Ms Ireland said she would like to see government-funded training on cannabinoids made available for both doctors and patients in the NT.

"The sooner it becomes mainstream medicine and it's just another tool in the doctor's tool kit, then I think that's going to be better," she said.

A need for more 'quality evidence'

Pharmaceutical Society of Australia SA and NT vice president and Health Providers Alliance NT board member Sam Keitaanpaa has run medical cannabis information sessions for medical professionals in Darwin.

Mr Keitaanpaa said very few people actually attended the sessions and was unsure if running government-funded information sessions would attract more participants.

"While GP awareness of the products available and their place in therapy may be low, education on this has been offered but uptake has been low," he said.

"In my opinion this may be as many GPs may not have patients where CBD [cannabidiol] and/or THC [tetrahydrocannabinol] will benefit — we have had other products containing THC and CBD plus THC available for years but use of these has been very low as well, so its not surprising to see low uptake of this expanded range of products."

Photo: Just one person from the NT has had a prescription filled for medical cannabis in the Territory. (iStock: Trevor Smith)

Mr Keitaanpaa said there were two main reasons for the slow uptake of medical cannabis in the Northern Territory.

One was the lack of quality studies on the effectiveness of medicines containing CBD and THC compared to existing therapies and strict guidelines around its prescribing in terms of product selection and dose.

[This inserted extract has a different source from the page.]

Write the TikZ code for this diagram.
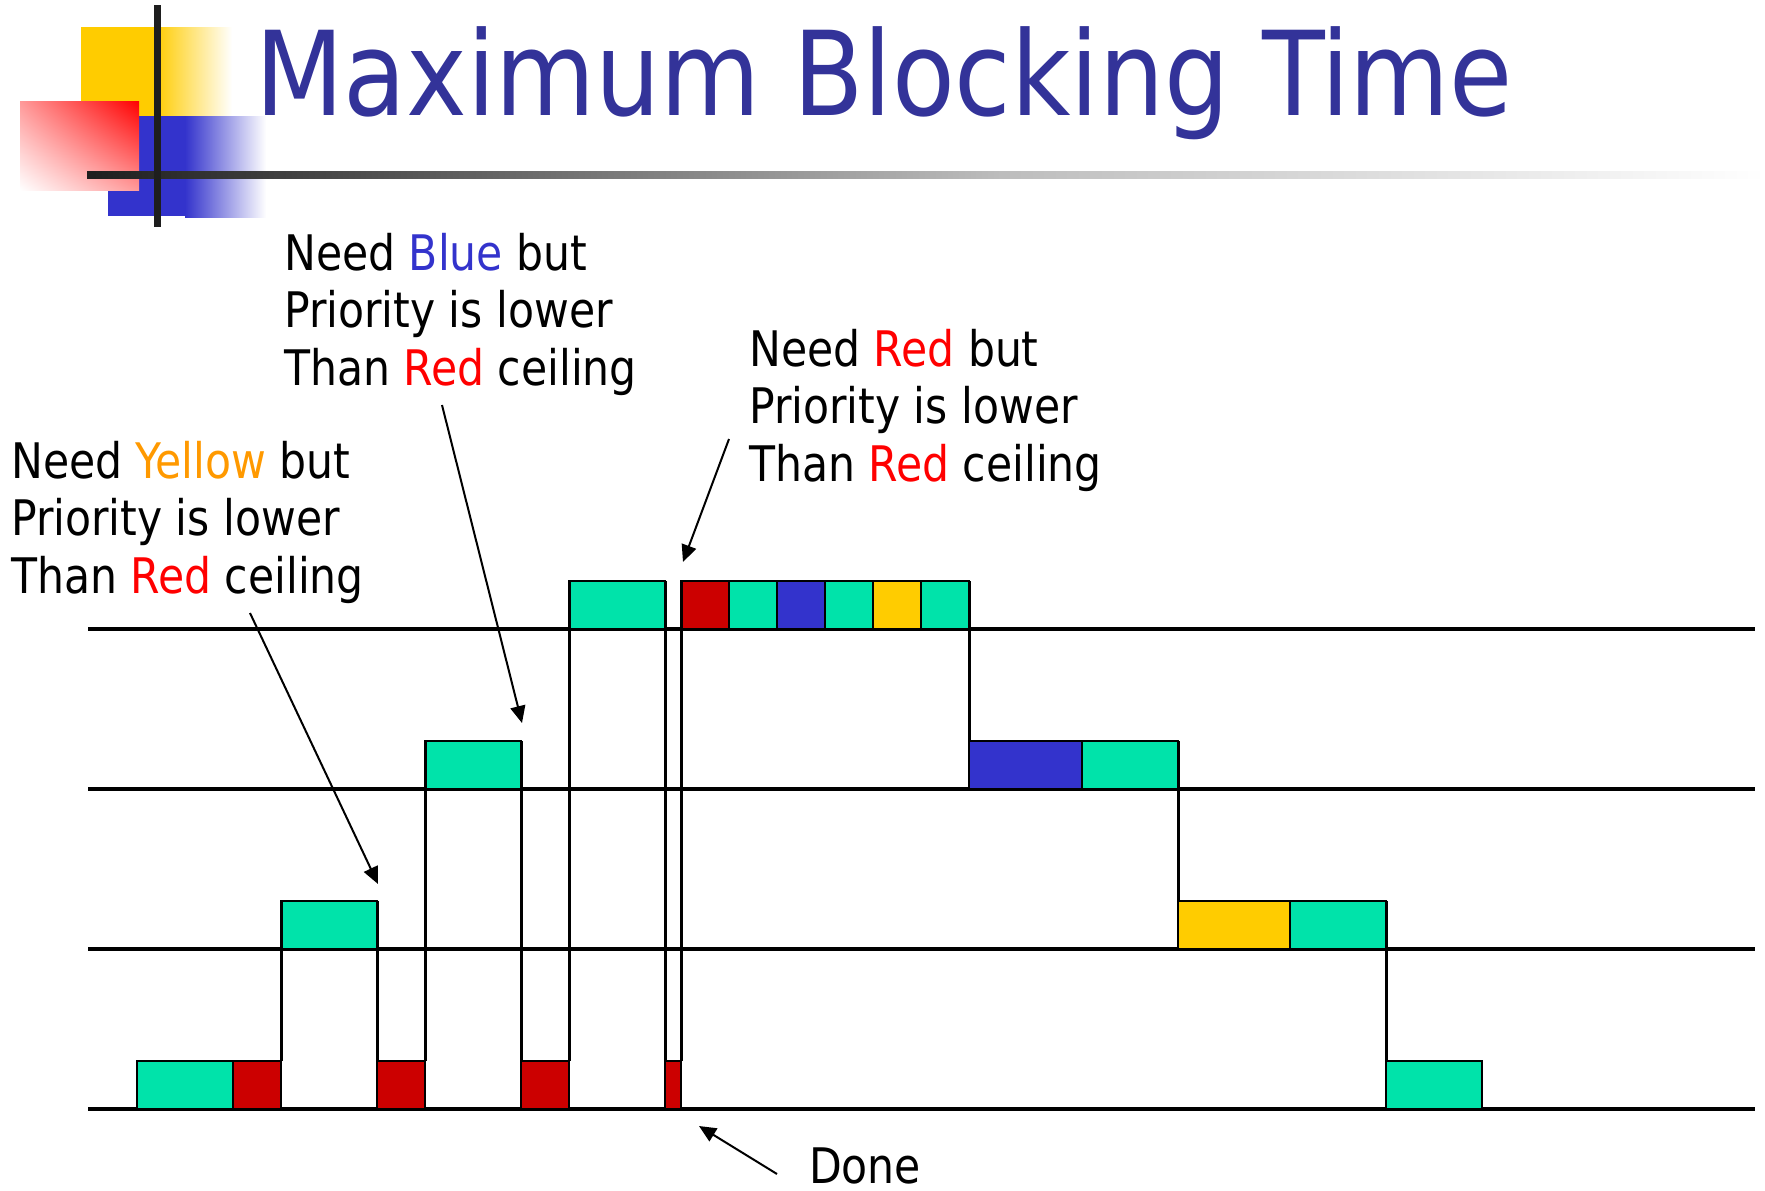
\documentclass[tikz,border=0pt]{standalone}
\usepackage{fontspec}
\setmainfont{DejaVu Sans Condensed}[FakeStretch=0.965]
\newfontfamily\titlefont{DejaVu Sans Condensed}[FakeStretch=0.975]
\usetikzlibrary{arrows.meta,shadings}

\definecolor{slotgreen}{HTML}{00E3AA}
\definecolor{slotred}{HTML}{CC0000}
\definecolor{slotblue}{HTML}{3333CC}
\definecolor{slotyellow}{HTML}{FFCC00}
\definecolor{titleblue}{HTML}{333399}
\definecolor{txtred}{HTML}{FF0000}
\definecolor{txtorange}{HTML}{FF9900}
\definecolor{bardark}{HTML}{1E1E1E}

\begin{document}
\begin{tikzpicture}[x=1pt,y=-1pt,
  slot/.style={draw=black, line width=2.7pt, minimum height=48pt, inner sep=0pt, outer sep=0pt, anchor=south west},
  levelline/.style={line width=3.3pt},
  trace/.style={line width=3pt},
  callout/.style={line width=2pt, -{Triangle[length=17pt,width=15pt]}},
  note/.style={anchor=base west, align=left, inner sep=0pt, font=\fontsize{49}{57.5}\selectfont}
]
\useasboundingbox (0,0) rectangle (1765,1191);

% ---- logo ----
\fill[slotyellow] (81,27) rectangle (155,116);
\shade[left color=slotyellow, right color=white] (155,27) rectangle (232,116);
\fill[slotblue] (108,116) rectangle (186,216);
\shade[left color=slotblue, right color=white] (185,116) rectangle (266,217);
\shade[upper right=red, upper left=red!40!white, lower right=red!40!white, lower left=white] (20,101) rectangle (139,190);
\shade[left color=bardark, right color=black!26] (87,171) rectangle (1000,178);
\shade[left color=black!26, right color=white] (1000,171) rectangle (1765,178);
\fill[bardark] (154,5) rectangle (161,227);

% ---- title ----
\node[anchor=base west, inner sep=0pt, text=titleblue,
      font=\titlefont\fontsize{117}{120}\selectfont] (title) at (255,115) {Maximum Blocking Time};

% ---- priority levels ----
\foreach \n/\y in {l3/629, l2/789, l1/949, l0/1109}{
  \coordinate (\n w) at (88,\y);
  \coordinate (\n e) at (1755,\y);
  \draw[levelline] (\n w) -- (\n e);
}

% ---- execution slots ----
% lowest level
\node[slot, fill=slotgreen,  minimum width=96pt] (a1) at (137,1109) {};
\node[slot, fill=slotred,    minimum width=48pt] (r1) at (233,1109) {};
\node[slot, fill=slotred,    minimum width=48pt] (r2) at (377,1109) {};
\node[slot, fill=slotred,    minimum width=48pt] (r3) at (521,1109) {};
\node[slot, fill=slotred,    minimum width=16pt] (r4) at (665,1109) {};
\node[slot, fill=slotgreen,  minimum width=96pt] (f0) at (1386,1109) {};
% level 1
\node[slot, fill=slotgreen,  minimum width=96pt] (g2) at (281,949) {};
\node[slot, fill=slotyellow, minimum width=112pt] (y1) at (1178,949) {};
\node[slot, fill=slotgreen,  minimum width=96pt] (y1g) at (1290,949) {};
% level 2
\node[slot, fill=slotgreen,  minimum width=96pt] (g3) at (425,789) {};
\node[slot, fill=slotblue,   minimum width=113pt] (b2) at (969,789) {};
\node[slot, fill=slotgreen,  minimum width=96pt] (b2g) at (1082,789) {};
% level 3
\node[slot, fill=slotgreen,  minimum width=96pt] (g4) at (569,629) {};
\node[slot, fill=slotred,    minimum width=48pt] (c1) at (681,629) {};
\node[slot, fill=slotgreen,  minimum width=48pt] (c2) at (729,629) {};
\node[slot, fill=slotblue,   minimum width=48pt] (c3) at (777,629) {};
\node[slot, fill=slotgreen,  minimum width=48pt] (c4) at (825,629) {};
\node[slot, fill=slotyellow, minimum width=48pt] (c5) at (873,629) {};
\node[slot, fill=slotgreen,  minimum width=48pt] (c6) at (921,629) {};

% ---- priority changes ----
\draw[trace] (r1.north east) -- (g2.north west);
\draw[trace] (g2.north east) -- (r2.north west);
\draw[trace] (r2.north east) -- (g3.north west);
\draw[trace] (g3.north east) -- (r3.north west);
\draw[trace] (r3.north east) -- (g4.north west);
\draw[trace] (g4.north east) -- (r4.north west);
\draw[trace] (r4.north east) -- (c1.north west);
\draw[trace] (c6.north east) -- (b2.north west);
\draw[trace] (b2g.north east) -- (y1.north west);
\draw[trace] (y1g.north east) -- (f0.north west);

% ---- notes (anchored at the baseline of their last line) ----
\node[note] (ny) at (11,593) {Need \textcolor{txtorange}{Yellow} but\\Priority is lower\\Than \textcolor{txtred}{Red} ceiling};
\node[note] (nb) at (284,385) {Need \textcolor{slotblue}{Blue} but\\Priority is lower\\Than \textcolor{txtred}{Red} ceiling};
\node[note] (nr) at (749,481) {Need \textcolor{txtred}{Red} but\\Priority is lower\\Than \textcolor{txtred}{Red} ceiling};
\node[note] (done) at (809,1183) {Done};

% ---- callout arrows ----
\coordinate (yt) at (250,613);  \coordinate (yh) at (378,884);
\coordinate (bt) at (442,405);  \coordinate (bh) at (522,723);
\coordinate (rt) at (729,439);  \coordinate (rh) at (683,562);
\coordinate (dt) at (777,1174); \coordinate (dh) at (699,1126);
\draw[callout] (yt) -- (yh);
\draw[callout] (bt) -- (bh);
\draw[callout] (rt) -- (rh);
\draw[callout] (dt) -- (dh);
\end{tikzpicture}
\end{document}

The second was the high price tag.

"The cost per month is significantly higher per month than other therapies and it is not PBS subsidised which it cannot be as there are no licenced products in Australia," Mr Keitaanpaa said.

He said the long-term solution to boosting the prescription rate of medical cannabis in the NT was more quality evidence of the effectiveness and safety of the drugs.

No 'barriers or red tape', insists Natasha Fyles

NT Health Minister Natasha Fyles insisted there was no red tape to medical cannabis in the Northern Territory.

Photo: NT Health Minister Natasha Fyles said there was no red tape stopping doctors in the NT from prescribing medical cannabis. (ABC News) "The NT does not have any barriers or red tape for doctors prescribing medicinal cannabis in the NT," she said.

"There is no separate NT authorisation process to prescribe — there is no NT legislation restricting the access to medicines that contain cannabis."